11 See Exchange Act Section 19(e)(2), 15 U.S.C. § 78s(e)(2). Perkins does not claim, and the record does not show, that the NASD's action has imposed an undue burden on competition.
12 As we have repeatedly explained, "the appropriate remedial action depends on the facts and circumstances of each particular case, and cannot be precisely determined by comparison with action taken in other cases." Patricia H. Smith, 52 S.E.C. 346, 348 (1995). See also Butz v. Glover Livestock Comm'n Co., 411 U.S. 182, 187 (1973).

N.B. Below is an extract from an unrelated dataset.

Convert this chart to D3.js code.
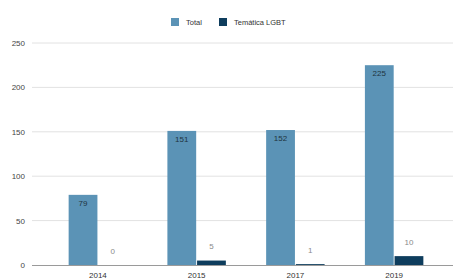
<!DOCTYPE html>
<html>
<head>
<meta charset="utf-8">
<script src="https://cdn.jsdelivr.net/npm/d3@7"></script>
<style>
  html, body { margin: 0; padding: 0; background: #fff; }
  svg text { font-family: "Liberation Sans", Arial, sans-serif; }
</style>
</head>
<body>
<div id="chart"></div>
<script>
// chart data
const years = ['2014', '2015', '2017', '2019'];
const totalValues = [79, 151, 152, 225];
const lgbtValues = [0, 5, 1, 10];
const seriesNames = ['Total', 'Temática LGBT'];
const yTicks = [0, 50, 100, 150, 200, 250];

const width = 453, height = 279;
const colors = ['#5b93b6', '#0e3d5d'];

const svg = d3.select('#chart')
    .append('svg')
    .attr('width', width)
    .attr('height', height);

// scales
const yScale = d3.scaleLinear()
    .domain([0, 250])
    .range([265, 43]);

const xScale = d3.scaleBand()
    .domain(years)
    .range([48, 444])
    .paddingInner(0.39)
    .paddingOuter(0.2);

const subScale = d3.scaleBand()
    .domain(seriesNames)
    .range([0, xScale.bandwidth()])
    .padding(0.03);

// grid
svg.append('g')
    .selectAll('line')
    .data(yTicks.filter((d) => d > 0))
    .enter()
    .append('line')
        .attr('x1', 32)
        .attr('x2', width)
        .attr('y1', (d) => yScale(d))
        .attr('y2', (d) => yScale(d))
        .attr('stroke', '#e2e2e2')
        .attr('stroke-width', 1);

// y axis labels
const yAxis = svg.append('g')
    .attr('transform', 'translate(25, 0)')
    .call(d3.axisLeft(yScale).tickValues(yTicks).tickSize(0).tickPadding(0));
yAxis.select('.domain').remove();
yAxis.selectAll('text')
    .attr('fill', '#444')
    .attr('font-size', '8px');

// bars
const groups = svg.selectAll('.year')
    .data(years)
    .enter()
    .append('g')
        .attr('class', 'year')
        .attr('transform', (d) => `translate(${xScale(d)}, 0)`);

const rows = (i) => [
    { key: seriesNames[0], value: totalValues[i] },
    { key: seriesNames[1], value: lgbtValues[i] }
];

groups.selectAll('rect')
    .data((d, i) => rows(i))
    .enter()
    .append('rect')
        .attr('x', (d) => subScale(d.key))
        .attr('width', subScale.bandwidth())
        .attr('y', (d) => yScale(d.value))
        .attr('height', (d) => yScale(0) - yScale(d.value))
        .attr('fill', (d, i) => colors[i]);

// value labels
groups.selectAll('.val')
    .data((d, i) => rows(i))
    .enter()
    .append('text')
        .attr('class', 'val')
        .attr('x', (d) => subScale(d.key) + subScale.bandwidth() / 2)
        .attr('y', (d, i) => i === 0 ? yScale(d.value) + 11 : yScale(d.value) - 11.5)
        .attr('text-anchor', 'middle')
        .attr('font-size', '8px')
        .attr('fill', (d, i) => i === 0 ? '#1f3340' : '#8a8a8a')
        .text((d) => d.value);

// x axis line
svg.append('line')
    .attr('x1', 32)
    .attr('x2', width)
    .attr('y1', yScale(0) + 0.5)
    .attr('y2', yScale(0) + 0.5)
    .attr('stroke', '#9a9a9a')
    .attr('stroke-width', 1.2);

const xAxis = svg.append('g')
    .attr('transform', `translate(0, ${yScale(0)})`)
    .call(d3.axisBottom(xScale).tickSize(0).tickPadding(7));
xAxis.select('.domain').remove();
xAxis.selectAll('text')
    .attr('fill', '#333')
    .attr('font-size', '8px');

// legend
const legend = svg.append('g').attr('transform', 'translate(171, 18)');
const legendX = [0, 48];
seriesNames.forEach((name, i) => {
    legend.append('rect')
        .attr('x', legendX[i])
        .attr('y', 0)
        .attr('width', 8)
        .attr('height', 8)
        .attr('fill', colors[i]);
    legend.append('text')
        .attr('x', legendX[i] + 15)
        .attr('y', 7)
        .attr('font-size', '7.5px')
        .attr('fill', '#333')
        .text(name);
});
</script>
</body>
</html>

We note, however, that registered representatives who have received reimbursement under false pretenses have received harsher penalties than those imposed here. See DBCC v. Kwikkel-Elliott, 1998 WL 1084581 (N.A.S.D.R.) (registered representative and person associated with a member firm requested and received reimbursement for expenses she did not incur censured, fined, and barred from associating with any member firm in any capacity). See also DBCC v. Otto M. Bruun, 1998 WL 1084572 (N.A.S.D.R.) (registered representative and person associated with a member firm who requested and received reimbursement for seminar expenses he did not incur censured and barred from associating with any member firm in any capacity).
13 Although Perkins argues that he has not received the full benefit of the $5,000 reimbursement amount, because of taxes and other expenses he has incurred, we note that the fine imposed here is remedial in nature and is designed to deter future misconduct. It is not necessary for the fine to correspond exactly to the amount by which Perkins financially benefitted. See NASD Sanction Guidelines (1998 ed.) at 3.
14 We have considered all of the parties' contentions. We have rejected or sustained these contentions to the extent that they are inconsistent or in accord with the views expressed in this opinion.